Dari sisi ilmu pengetahuan sendiri, masing-masing air di ketiga danau ini ternyata memiliki senyawa yang berbeda satu sama lain.

Burung Garuwiga, ‘Penjaga’ Taman Nasional Kelimutu

Nilai sejarah dan mitos yang sangat kental di Taman Nasional Kelimutu juga memengaruhi aspek lain, salah satunya penamaan burung langka dengan nama Garawiga.

Burung ini sendiri memiliki nama asli burung kancilan flores dan merupakan burung endemik atau khas Nusa Tenggara Timur. Penamaan burung Garawiga sendiri dilakukan oleh masyarakat sekitar yang percaya bahwa burung Garawiga adalah penjaga dari Taman Nasional Kelimutu.

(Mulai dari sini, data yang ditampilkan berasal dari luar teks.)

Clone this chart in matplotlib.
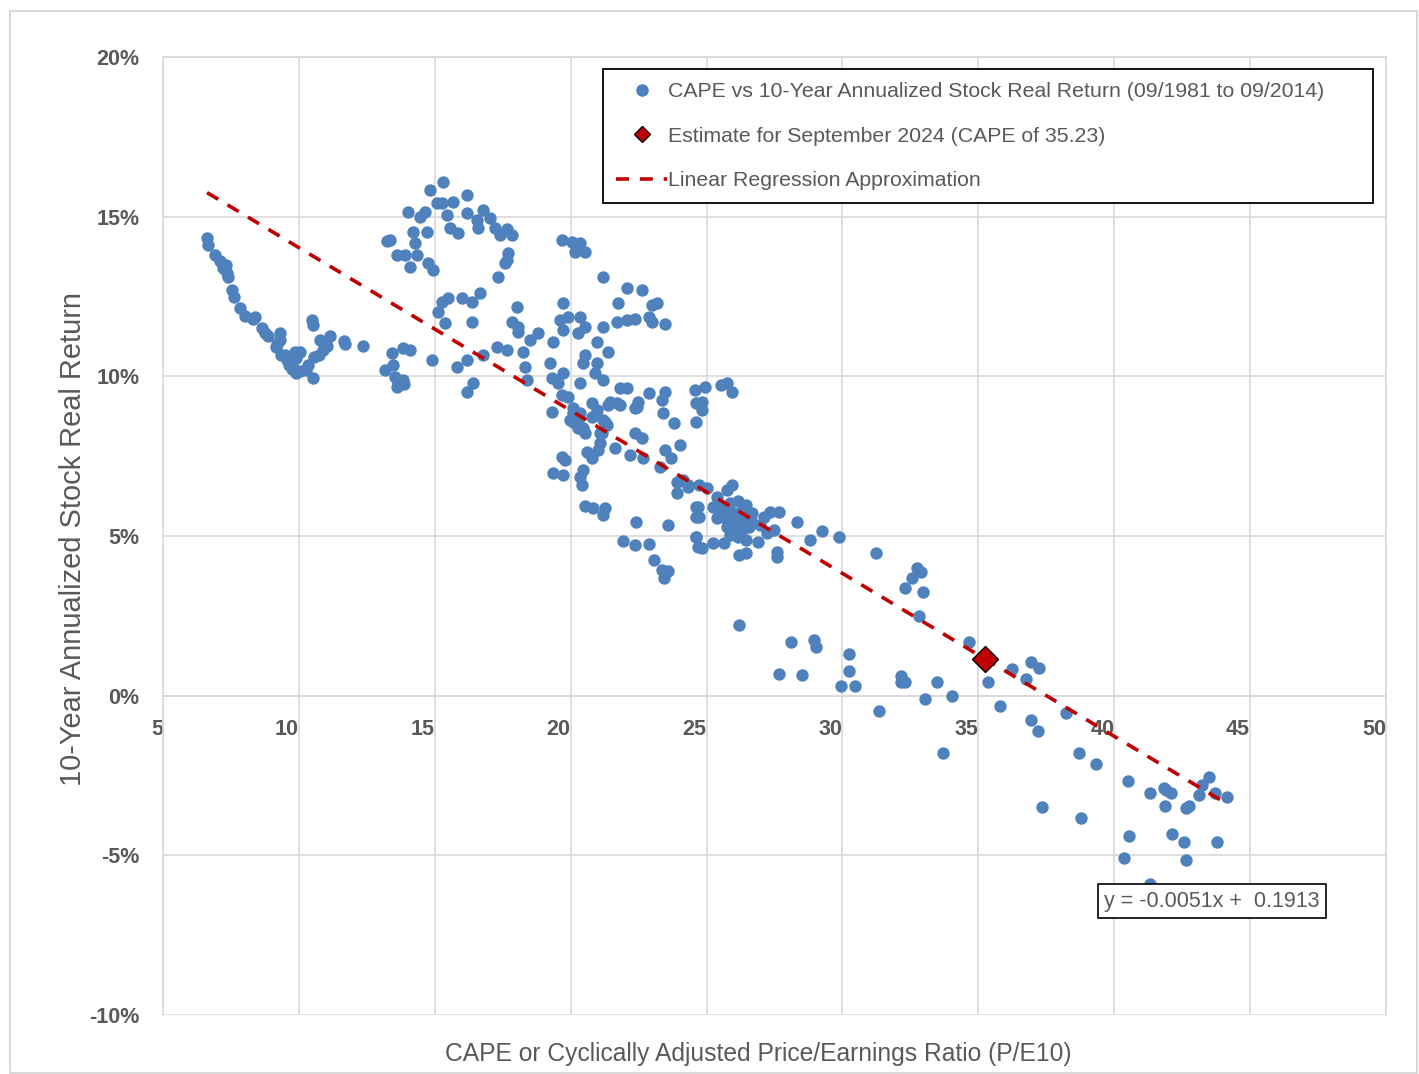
import numpy as np
import matplotlib.pyplot as plt
from matplotlib.lines import Line2D
from matplotlib.patches import Rectangle
from matplotlib.ticker import FuncFormatter

plt.rcParams['font.family'] = ['Liberation Sans', 'DejaVu Sans']

# CAPE (x) and 10-year annualized real return in % (y)
cape = [
    # low CAPE arm
    6.62, 6.65, 6.9, 7.1, 7.2, 7.3, 7.4, 7.55, 7.6, 7.85, 8.0, 8.3, 8.4, 8.65, 8.75, 8.85,
    9.2, 9.3, 9.15, 9.35, 9.55, 9.65, 9.75, 9.9, 10.05, 9.9, 10.05, 10.25, 10.33, 10.48,
    10.5, 10.5, 10.55, 10.75, 10.9, 11.05, 10.77, 11.15, 11.65, 11.7, 12.35,
    7.35, 9.3, 9.49, 9.74, 9.85,
    # 13 - 18.5
    15.29, 14.82, 16.18, 15.66, 15.07, 15.26, 14.63, 14.45, 14.0, 15.44, 16.18, 16.76, 16.54,
    17.02, 16.58, 17.2, 15.55, 15.85, 17.65, 17.83, 17.4, 14.19, 14.7, 13.35, 14.26, 17.68,
    17.65, 17.57, 13.6, 13.9, 14.34, 14.74, 14.93, 14.08, 17.32, 13.25,
    16.65, 15.99, 15.48, 15.26, 16.36, 15.11, 15.37, 16.36, 18.01, 17.83, 18.05, 18.05,
    13.42, 13.82, 14.08, 13.16, 13.46, 13.53, 13.64, 13.82, 13.6, 13.86, 14.89, 15.81,
    16.18, 16.4, 16.18, 16.76, 17.28, 17.65, 18.24, 18.31, 18.38, 18.79, 18.49,
    # 19 - 25
    19.67, 20.04, 20.33, 20.15, 20.51, 21.18, 22.06, 22.61, 21.73, 23.01, 23.16, 19.71,
    19.6, 19.89, 20.33, 20.51, 19.71, 20.26, 21.18, 21.69, 22.06, 22.35, 22.9, 22.98, 23.46,
    19.34, 20.96, 21.36, 20.51, 20.44, 20.96, 20.88, 21.18, 20.33, 19.23, 19.3, 19.52,
    19.71, 19.67, 19.89, 19.3, 21.8, 22.06, 21.43, 21.69, 22.9, 23.46, 23.35, 22.46, 22.35,
    23.38, 23.82, 24.56, 24.63, 24.63, 20.07, 19.96, 20.26, 20.44, 20.77, 20.96, 20.77,
    21.18, 21.32, 21.07, 22.35,
    20.07, 20.33, 20.07, 20.26, 20.51, 21.36, 21.8, 22.43, 21.25, 21.14, 21.07, 20.59,
    20.77, 20.99, 21.62, 22.17, 22.61, 22.65, 23.46, 23.71, 23.27, 24.01, 23.9, 23.9, 24.3,
    19.67, 19.78, 19.34, 19.71, 20.44, 20.33, 20.4, 20.51, 20.81, 21.25, 21.18, 22.39,
    23.57, 21.91, 22.35, 22.87, 23.05, 23.35, 23.57, 23.42, 24.63, 24.63, 24.63, 24.67,
    # 24 - 30 cluster
    24.93, 25.55, 25.77, 25.92, 24.82, 24.82, 24.12, 24.3, 24.74, 25.0, 25.37, 25.74,
    25.92, 24.67, 24.74, 25.22, 25.4, 25.66, 25.85, 25.96, 26.21, 26.47, 26.69, 25.74,
    26.03, 26.32, 26.58, 24.63, 24.82, 25.22, 25.66, 26.14, 26.47, 26.88, 26.21, 26.47,
    26.95, 27.13, 27.32, 27.68, 27.24, 27.5, 27.61, 27.61, 28.31, 28.79, 29.23, 29.89,
    25.48, 26.1, 25.77, 26.25, 25.96, 26.4, 25.55, 26.14, 26.62, 25.88,
    # high CAPE
    31.25, 32.76, 32.9, 32.57, 32.32, 32.98, 32.83, 34.67, 28.09, 28.97, 29.04, 30.26,
    27.65, 28.53, 30.26, 29.96, 30.48, 32.17, 32.17, 32.32, 33.49, 35.37, 33.05, 34.04,
    31.36, 35.81, 36.25, 36.76, 36.95, 37.24, 36.95, 26.21, 33.71,
    37.2, 37.35, 38.23, 38.71, 38.79, 39.34, 40.51, 40.55, 40.37, 41.32, 41.32, 41.84,
    41.88, 41.91, 42.1, 42.13, 42.65, 42.76, 42.57, 42.65, 43.13, 43.24, 43.49, 43.71,
    43.79, 44.15,
]
real_return = [
    14.34, 14.12, 13.8, 13.6, 13.4, 13.5, 13.1, 12.7, 12.5, 12.15, 11.9, 11.8, 11.85, 11.5,
    11.35, 11.27, 11.0, 11.35, 10.93, 10.68, 10.52, 10.37, 10.24, 10.1, 10.77, 10.58, 10.18,
    10.2, 10.37, 11.75, 11.6, 9.96, 10.62, 10.68, 10.84, 10.96, 11.15, 11.27, 11.12, 11.02,
    10.96,
    13.25, 11.15, 10.68, 10.43, 10.77,
    16.1, 15.85, 15.69, 15.47, 15.44, 15.44, 15.16, 15.0, 15.16, 15.06, 15.13, 15.22, 14.9,
    14.97, 14.65, 14.65, 14.65, 14.5, 14.6, 14.44, 14.44, 14.53, 14.53, 14.28, 14.19, 13.85,
    13.65, 13.56, 13.81, 13.81, 13.81, 13.56, 13.34, 13.44, 13.12, 14.25,
    12.62, 12.46, 12.46, 12.34, 12.34, 12.0, 11.68, 11.71, 12.18, 11.71, 11.56, 11.4,
    10.74, 10.9, 10.84, 10.21, 10.37, 9.99, 9.8, 9.9, 9.68, 9.77, 10.52, 10.3,
    10.52, 9.8, 9.52, 10.68, 10.93, 10.84, 10.77, 10.3, 9.9, 11.37, 11.15,
    14.28, 14.22, 14.19, 13.9, 13.9, 13.12, 12.78, 12.72, 12.31, 12.25, 12.31, 12.31,
    11.78, 11.87, 11.87, 11.56, 11.46, 11.37, 11.56, 11.71, 11.78, 11.81, 11.87, 11.71, 11.65,
    11.09, 11.09, 10.77, 10.68, 10.43, 10.43, 10.12, 9.9, 9.8, 10.43, 9.96, 9.8,
    10.12, 9.43, 9.36, 8.89, 9.65, 9.65, 9.21, 9.18, 9.49, 9.52, 9.27, 9.21, 9.02,
    8.86, 8.55, 9.58, 9.18, 8.58, 8.86, 8.64, 8.58, 8.39, 9.18, 8.96, 8.74,
    8.64, 8.49, 8.24, 8.24,
    9.02, 8.86, 8.58, 8.39, 8.24, 9.11, 9.11, 9.05, 8.58, 8.24, 7.92, 7.64,
    7.45, 7.7, 7.77, 7.55, 8.08, 7.45, 7.7, 7.45, 7.17, 7.86, 6.7, 6.36, 6.61,
    7.49, 7.39, 6.98, 6.92, 7.08, 6.86, 6.61, 5.95, 5.89, 5.89, 5.67, 5.45,
    5.36, 4.85, 4.73, 4.76, 4.26, 3.95, 3.91, 3.7, 5.92, 5.61, 4.98, 4.67,
    9.68, 9.74, 9.8, 9.52, 9.21, 8.96, 6.76, 6.55, 6.61, 6.51, 6.23, 6.45,
    6.61, 5.92, 5.61, 5.92, 5.57, 5.83, 6.04, 5.73, 5.51, 5.98, 5.73, 5.29,
    5.2, 5.2, 5.29, 4.98, 4.64, 4.79, 4.79, 4.98, 4.89, 4.82, 4.42, 4.48,
    5.36, 5.61, 5.76, 5.76, 5.1, 5.2, 4.51, 4.35, 5.45, 4.89, 5.17, 4.98,
    5.98, 5.67, 5.51, 5.76, 5.36, 5.45, 5.73, 6.1, 5.51, 5.04,
    4.48, 4.01, 3.88, 3.7, 3.38, 3.26, 2.51, 1.69, 1.69, 1.75, 1.53, 1.32,
    0.69, 0.66, 0.78, 0.31, 0.31, 0.63, 0.44, 0.44, 0.44, 0.44, -0.09, 0.0,
    -0.47, -0.31, 0.85, 0.53, 1.06, 0.88, -0.75, 2.22, -1.79,
    -1.1, -3.48, -0.53, -1.79, -3.82, -2.13, -2.66, -4.38, -5.07, -3.04, -5.89, -2.88,
    -3.45, -2.94, -3.04, -4.32, -3.51, -3.45, -4.57, -5.13, -3.1, -2.79, -2.54, -3.04,
    -4.57, -3.16,
]

# regression y = slope*x + intercept (returns as fraction)
slope = -0.0051
intercept = 0.1913

est_cape = 35.23
est_return = 1.16

blue = '#4f81bd'
red = '#c00000'
grey = '#595959'
gridc = '#d9d9d9'

fig = plt.figure(figsize=(14.19, 10.74), dpi=100)
ax = fig.add_axes([0.1149, 0.0549, 0.8618, 0.8920])

ax.scatter(cape, real_return, s=80, color=blue, zorder=3, linewidths=0)

xl = np.array([min(cape), max(cape)])
ax.plot(xl, (slope * xl + intercept) * 100, color=red, lw=2.6,
        dashes=(3.6, 3.0), zorder=4)

ax.plot([est_cape], [est_return], marker='D', markersize=13, color=red,
        markeredgecolor='black', markeredgewidth=1, linestyle='none', zorder=5)

ax.set_xlim(5, 50)
ax.set_ylim(-10, 20)
ax.set_xticks(np.arange(5, 51, 5))
ax.set_yticks(np.arange(-10, 21, 5))
ax.yaxis.set_major_formatter(FuncFormatter(lambda v, p: f"{v:.0f}%"))
ax.grid(True, color=gridc, lw=1.2, zorder=0)
ax.set_axisbelow(True)

for s in ax.spines.values():
    s.set_color(gridc)
    s.set_linewidth(1.2)
ax.spines['bottom'].set_position(('data', 0))

ax.tick_params(axis='x', length=0, pad=17, labelsize=15.5, labelcolor=grey)
ax.tick_params(axis='y', length=0, pad=17, labelsize=15.5, labelcolor=grey)
for lab in ax.get_xticklabels():
    lab.set_fontweight('bold')
    lab.set_horizontalalignment('right')
for lab in ax.get_yticklabels():
    lab.set_fontweight('bold')

ax.set_xlabel('CAPE or Cyclically Adjusted Price/Earnings Ratio (P/E10)',
              fontsize=17.7, color=grey)
ax.xaxis.set_label_coords(0.487, -0.041)
ax.xaxis.label.set_va('center')
ax.set_ylabel('10-Year Annualized Stock Real Return', fontsize=20.9, color=grey)
ax.yaxis.set_label_coords(-0.074, 0.497)
ax.yaxis.label.set_va('center')

handles = [
    Line2D([], [], marker='o', color=blue, linestyle='none', markersize=8),
    Line2D([], [], marker='D', color=red, markeredgecolor='black',
           markeredgewidth=1, linestyle='none', markersize=8),
    Line2D([], [], color=red, lw=2.6, dashes=(3.6, 3.0)),
]
labels = ['CAPE vs 10-Year Annualized Stock Real Return (09/1981 to 09/2014)',
          'Estimate for September 2024 (CAPE of 35.23)',
          'Linear Regression Approximation']
leg = ax.legend(handles, labels, loc='upper left',
                bbox_to_anchor=(0.3598, 0.8476, 0.6296, 0.14), mode='expand',
                borderaxespad=0, fontsize=15.3, labelcolor=grey, fancybox=False,
                edgecolor='black', framealpha=1, handlelength=2.4,
                handletextpad=0.05, labelspacing=1.2, borderpad=0.62)
leg.get_frame().set_linewidth(1.3)

ax.text(0.8577, 0.119, 'y = -0.0051x +  0.1913', transform=ax.transAxes,
        fontsize=15.5, color=grey, ha='center', va='center', zorder=6,
        bbox=dict(boxstyle='square,pad=0.3', fc='white', ec='black', lw=1.2))

fig.patches.append(Rectangle((10 / 1419, 1 / 1074), 1407 / 1419, 1062 / 1074,
                             transform=fig.transFigure, fill=False,
                             ec=gridc, lw=1.5))

fig.savefig('out.png', dpi=100)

Terlepas dari mitosnya, burung Garuwiga sendiri masuk kedalam kategori burung yang cerdas karena mampu menirukan suara dari lingkungan sekitarnya, serta mempunyai kicauan hingga 12 jenis. Jika kamu merupakan pencinta burung atau menikmati pengalaman mengamati burung, maka kamu bisa melihat spesies burung ini di Taman Nasional Kelimutu dari rentang waktu jam 6 pagi hingga jam 10 pagi.

Nilai Budaya dan Sejarah yang Kental

Sinergi antara masyarakat sekitar dengan Taman Nasional Kelimutu juga ditunjukkan dengan berbagai pengenalan budaya kepada wisatawan. Setelah melakukan pendakian dan berkeliling Taman Nasional Kelimutu, kamu bisa mengunjungi pesanggrahan di dalam Taman Nasional Kelimutu yang sudah berdiri semenjak zaman Hindia Belanda. Pesanggrahan atau tempat beristirahat ini digunakan oleh para karyawan pemerintahan yang akan dan telah pergi ke danau Kelimutu.

Setelah mencicipi nilai sejarah, kamu mulai bisa bergeser ke budaya masyarakat sekitar dan mengunjungi Perekonde, tempat yang dipercaya oleh Suku Lio—salah satu suku utama di sekitaran Taman Nasional Kelimutu—sebagai tempat masuknya arwah menuju danau Kelimutu.

Wisata budaya dan sejarah kamu di Taman Nasional Kelimutu tidak akan lengkap jika kamu tidak mengikuti ritual tahunan dengan nama Patika Do’a Bapu Mata Ata yang merupakan prosesi pemberian makan kepada arwah di tiga kawah danau Kelimutu.

Mulai dari melihat burung yang langka, fenomena danau berubah warna hingga sejarah yang budaya dan kaya bisa menjadi tiga alasan utama untuk kamu mengunjungi Flores dan menikmati pengalaman baru di Taman Nasional Kelimutu.